モンマルトルの丘を離れエッフェル塔に向かうエヴェネプールにトラブルが襲いかかった。ルーブル美術館の手前でバイクを気にする仕草を始めたエヴェネプールは、ルーブルのど真ん中でチームカーを呼び、バイクをチェンジした。1分以上あったマドゥアスとの差はしかしベルギーチームの素早い動きに助けられ、レムコはスペシャルカラーのスペシャライズドからブラックのそれに乗り換え、残り4kmを走りきった。
エッフェル塔を背景にしたフィニッシュラインはしかし300mを超える構造物に対し2m足らずの人間が小さすぎ、どんな写真になるのか見当もつかなかった。
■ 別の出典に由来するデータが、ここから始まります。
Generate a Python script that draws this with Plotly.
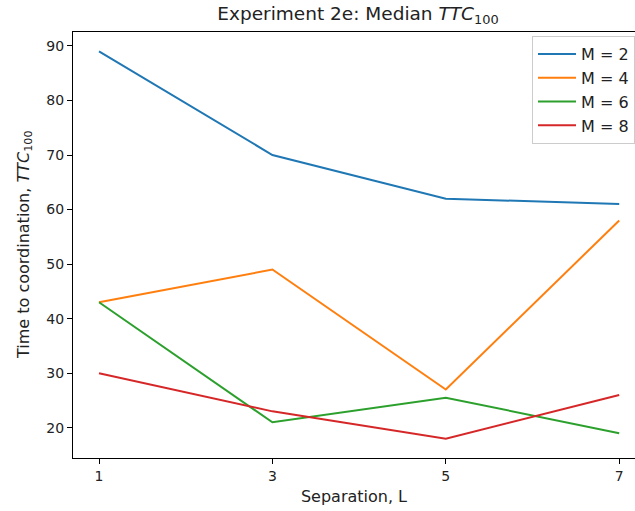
import plotly.graph_objects as go

separation = [1, 3, 5, 7]
m_labels = ["M = 2", "M = 4", "M = 6", "M = 8"]
ttc_m2 = [89, 70, 62, 61]
ttc_m4 = [43, 49, 27, 58]
ttc_m6 = [43, 21, 25.5, 19]
ttc_m8 = [30, 23, 18, 26]
series = [ttc_m2, ttc_m4, ttc_m6, ttc_m8]
colors = ["#1f77b4", "#ff7f0e", "#2ca02c", "#d62728"]

fig = go.Figure()
for name, vals, c in zip(m_labels, series, colors):
    fig.add_trace(go.Scatter(x=separation, y=vals, mode="lines", name=name,
                             line=dict(color=c, width=2)))

W, H = 635, 511
left, top, bottom = 73, 32, 53
px_per_x = 86.7
xr0 = 0.7
xr1 = xr0 + (W - left) / px_per_x
plot_w = W - left
plot_h = H - top - bottom

font = dict(family="DejaVu Sans", size=14, color="#222222")
fig.update_layout(
    width=W, height=H,
    margin=dict(l=left, r=0, t=top, b=bottom, autoexpand=False),
    paper_bgcolor="white", plot_bgcolor="white",
    font=font,
    title=dict(text="Experiment 2e: Median <i>TTC</i><sub>100</sub>",
               x=358 / W, xref="container", xanchor="center",
               y=1 - 14 / H, yanchor="middle", yref="container",
               font=dict(family="DejaVu Sans", size=18.5, color="#222222")),
    xaxis=dict(range=[xr0, xr1], tickvals=separation, ticktext=[str(v) for v in separation],
               showgrid=False, zeroline=False, showline=True, linecolor="black", linewidth=1,
               mirror=True, ticks="outside", ticklen=5, tickcolor="black", automargin=False,
               title=dict(text="Separation, L", standoff=8, font=dict(size=16))),
    yaxis=dict(range=[14.45, 92.55], tickvals=[20, 30, 40, 50, 60, 70, 80, 90],
               showgrid=False, zeroline=False, showline=True, linecolor="black", linewidth=1,
               ticks="outside", ticklen=5, tickcolor="black", automargin=False),
    legend=dict(x=(532 - left) / plot_w, xanchor="left",
                y=1 - 4 / plot_h, yanchor="top",
                bordercolor="#cccccc", borderwidth=1, bgcolor="rgba(255,255,255,0.8)",
                font=dict(family="DejaVu Sans", size=16, color="#222222"),
                itemwidth=38, tracegroupgap=4),
    showlegend=True,
)

fig.add_annotation(text="Time to coordination, <i>TTC</i><sub>100</sub>",
                   xref="paper", yref="paper", x=(24 - left) / plot_w, y=0.5,
                   xanchor="center", yanchor="middle", textangle=-90, showarrow=False,
                   font=dict(family="DejaVu Sans", size=16, color="#222222"))

fig.write_html("out.html", config={"displayModeBar": False},
               post_script="document.body.style.margin='0';document.body.style.padding='0';")
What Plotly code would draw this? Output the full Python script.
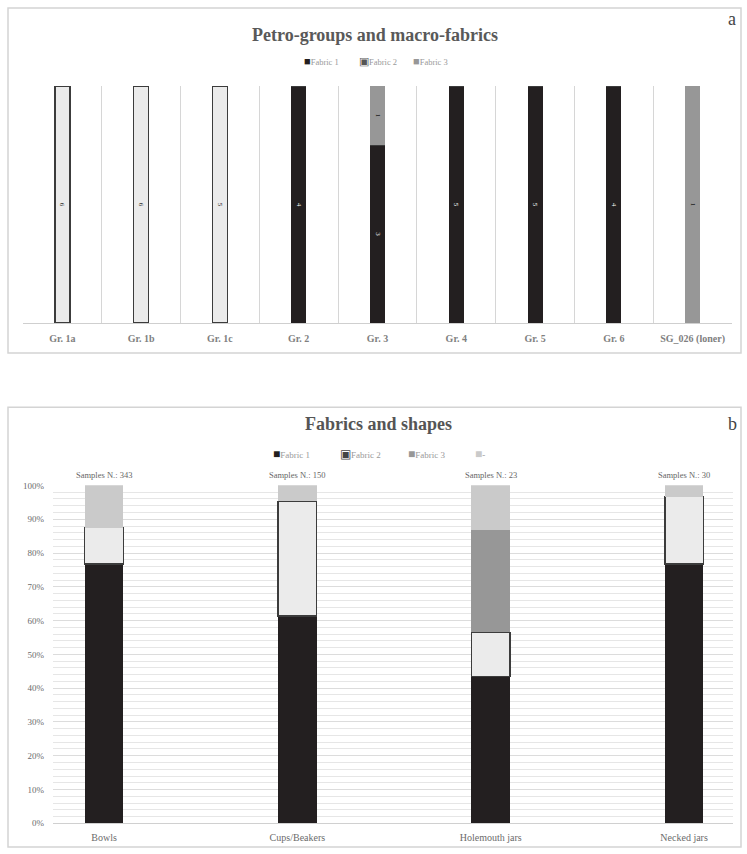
import plotly.graph_objects as go
from plotly.subplots import make_subplots

# ---------- Panel a data ----------
groups = ["Gr. 1a", "Gr. 1b", "Gr. 1c", "Gr. 2", "Gr. 3", "Gr. 4", "Gr. 5", "Gr. 6", "SG_026 (loner)"]
a_fabric1 = [0, 0, 0, 4, 3, 5, 5, 4, 0]
a_fabric2 = [6, 6, 5, 0, 0, 0, 0, 0, 0]
a_fabric3 = [0, 0, 0, 0, 1, 0, 0, 0, 1]

# ---------- Panel b data (percent) ----------
shapes_cat = ["Bowls", "Cups/Beakers", "Holemouth jars", "Necked jars"]
b_fabric1 = [76.7, 61.3, 43.5, 76.7]
b_fabric2 = [10.8, 34.0, 13.0, 20.0]
b_fabric3 = [0.0, 0.0, 30.4, 0.0]
b_none = [12.5, 4.7, 13.1, 3.3]
samples_n = [343, 150, 23, 30]
y_ticks = [0, 0.1, 0.2, 0.3, 0.4, 0.5, 0.6, 0.7, 0.8, 0.9, 1.0]

C1 = "#231f20"
C2 = "#ebebeb"
C2_LINE = "#3c3c3c"
C3 = "#979797"
CN = "#cacaca"
SERIF = "Liberation Serif"
GREY_TXT = "#6b6b6b"

W, H = 747, 854
fig = make_subplots(rows=2, cols=1)

xa = list(range(len(groups)))

def txt(vals):
    return [str(v) if v else "" for v in vals]

fig.add_trace(go.Bar(x=xa, y=a_fabric1, name="Fabric 1", marker=dict(color=C1, line=dict(width=0)),
                     text=txt(a_fabric1), texttemplate="%{text}", textposition="inside", insidetextanchor="middle",
                     textangle=90, textfont=dict(size=7, color="white", family=SERIF),
                     width=0.19), row=1, col=1)
fig.add_trace(go.Bar(x=xa, y=a_fabric2, name="Fabric 2", marker=dict(color=C2, line=dict(width=1.5, color=C2_LINE)),
                     text=txt(a_fabric2), texttemplate="%{text}", textposition="inside", insidetextanchor="middle",
                     textangle=90, textfont=dict(size=7, color="#222", family=SERIF),
                     width=0.19), row=1, col=1)
fig.add_trace(go.Bar(x=xa, y=a_fabric3, name="Fabric 3", marker=dict(color=C3, line=dict(width=0)),
                     text=txt(a_fabric3), texttemplate="%{text}", textposition="inside", insidetextanchor="middle",
                     textangle=90, textfont=dict(size=7, color="#222", family=SERIF),
                     width=0.19), row=1, col=1)

xb = list(range(len(shapes_cat)))
fig.add_trace(go.Bar(x=xb, y=b_fabric1, name="Fabric 1", marker=dict(color=C1, line=dict(width=0)),
                     width=0.2), row=2, col=1)
fig.add_trace(go.Bar(x=xb, y=b_fabric2, name="Fabric 2", marker=dict(color=C2, line=dict(width=1.5, color=C2_LINE)),
                     width=0.2), row=2, col=1)
fig.add_trace(go.Bar(x=xb, y=b_fabric3, name="Fabric 3", marker=dict(color=C3, line=dict(width=0)),
                     width=0.2), row=2, col=1)
fig.add_trace(go.Bar(x=xb, y=b_none, name="-", marker=dict(color=CN, line=dict(width=0)),
                     width=0.2), row=2, col=1)

def px_x(p):
    return p / W

def px_y(p):
    return 1 - p / H

fig.update_layout(
    width=W, height=H, barmode="stack", barnorm="fraction", showlegend=False,
    margin=dict(l=0, r=0, t=0, b=0),
    paper_bgcolor="white", plot_bgcolor="white",
    font=dict(family=SERIF, color=GREY_TXT),
    xaxis=dict(domain=[px_x(23), px_x(732)], range=[-0.5, len(groups) - 0.5],
               tickmode="array", tickvals=xa, ticktext=groups, showgrid=False,
               tickfont=dict(size=10, color="#808080", family=SERIF, weight="bold"),
               showline=True, linecolor="#cfcfcf", linewidth=1, ticks="", ticklabelstandoff=6,
               minor=dict(tickmode="linear", tick0=-0.5, dtick=1, showgrid=True, gridcolor="#d6d6d6", gridwidth=1),
               zeroline=False),
    yaxis=dict(domain=[px_y(322), px_y(82)], range=[0, 1], showticklabels=False, showgrid=False,
               zeroline=False, showline=False),
    xaxis2=dict(domain=[px_x(53), px_x(733)], range=[-0.264, 3.253],
                tickmode="array", tickvals=xb, ticktext=shapes_cat, showgrid=False,
                tickfont=dict(size=10, color="#6b6b6b", family=SERIF),
                showline=True, linecolor="#d0d0d0", ticks="", ticklabelstandoff=5, zeroline=False),
    yaxis2=dict(domain=[px_y(828), px_y(486)], range=[0, 1.0005], tickmode="array", tickvals=y_ticks,
                tickformat=".0%", tickfont=dict(size=9, color="#6b6b6b", family=SERIF),
                showgrid=True, gridcolor="#dcdcdc", gridwidth=1, zeroline=False, ticks="",
                minor=dict(dtick=0.02, tick0=0, showgrid=True, gridcolor="#e6e6e6", gridwidth=1),
                ticklabelstandoff=8),
)

annotations = [
    dict(text="<b>Petro-groups and macro-fabrics</b>", x=px_x(375), y=px_y(30), xref="paper", yref="paper",
         xanchor="center", yanchor="middle",
         showarrow=False, font=dict(size=18, color="#595959", family=SERIF)),
    dict(text="a", x=px_x(732), y=px_y(14), xref="paper", yref="paper", showarrow=False,
         xanchor="center", yanchor="middle",
         font=dict(size=18, color="#444", family=SERIF)),
    dict(text="<b>Fabrics and shapes</b>", x=px_x(378), y=px_y(424), xref="paper", yref="paper",
         xanchor="center", yanchor="middle",
         showarrow=False, font=dict(size=18, color="#555", family=SERIF)),
    dict(text="b", x=px_x(732), y=px_y(424), xref="paper", yref="paper", showarrow=False,
         xanchor="center", yanchor="middle",
         font=dict(size=18, color="#444", family=SERIF)),
]
for i, n in enumerate(samples_n):
    annotations.append(dict(text=f"Samples N.: {n}", x=xb[i], y=1, xref="x2", yref="y2",
                            xanchor="center", yanchor="bottom", yshift=3, showarrow=False,
                            font=dict(size=8.5, color="#666", family=SERIF)))

# compact legend entries, as in the original
legend_a = [("■", C1, "Fabric 1"), ("▣", "#555", "Fabric 2"), ("■", C3, "Fabric 3")]
legend_b = [("■", C1, "Fabric 1"), ("▣", "#444", "Fabric 2"), ("■", C3, "Fabric 3"), ("■", CN, "-")]
for i, (sym, col, name) in enumerate(legend_a):
    annotations.append(dict(text=f'<span style="color:{col};font-size:11px">{sym}</span>{name}',
                            x=px_x(302 + i * 54.5), y=px_y(57), xref="paper", yref="paper",
                            xanchor="left", yanchor="middle", showarrow=False,
                            font=dict(size=8.5, color="#999", family=SERIF)))
for i, (sym, col, name) in enumerate(legend_b):
    annotations.append(dict(text=f'<span style="color:{col};font-size:12px">{sym}</span>{name}',
                            x=px_x(271 + i * 67.3), y=px_y(454), xref="paper", yref="paper",
                            xanchor="left", yanchor="middle", showarrow=False,
                            font=dict(size=9, color="#999", family=SERIF)))
fig.update_layout(annotations=annotations)

fig.update_layout(shapes=[
    dict(type="rect", xref="paper", yref="paper", x0=px_x(8), x1=px_x(741), y0=px_y(352), y1=px_y(3),
         line=dict(color="#d4d4d4", width=1.5), fillcolor="rgba(0,0,0,0)", layer="below"),
    dict(type="rect", xref="paper", yref="paper", x0=px_x(8), x1=px_x(741), y0=px_y(852), y1=px_y(407),
         line=dict(color="#d4d4d4", width=1.5), fillcolor="rgba(0,0,0,0)", layer="below"),
])

fig.write_html("out.html", config={"displayModeBar": False},
               post_script="document.body.style.margin='0px';document.body.style.overflow='hidden';")
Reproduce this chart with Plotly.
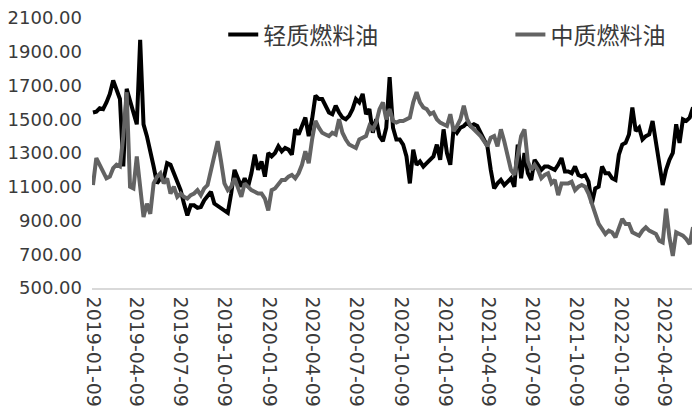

結果は……、写真を見ていただこう。エヴェネプールはフィニッシュラインで立ち止まり、両手を高く挙げ、1週間前にオリンピックのタイムトライアルに勝ったときと同じく電話をがちゃんと切る仕草をしてみせた。まだ弱冠24歳、恐るべき金メダリストの誕生である。
8分57秒遅れの56位でフィニッシュしたユキヤはJCFを通してコメントを発表した。
そこには「モンマルトルの丘が勝負どころになるのは分かっていたので、そこで力を出すべく準備をしていましたが、今の自分の力では及ばなかった」と書かれている。
しかし、ヴァンアールトが3分47秒遅れ、ルイ・コスタ(ポルトガル)が7分23秒遅れなどのリザルトは、山岳コースではないレースの厳しさを語っているはずだ。オリンピック4回連続完走の偉人を、日本のファンは忘れない。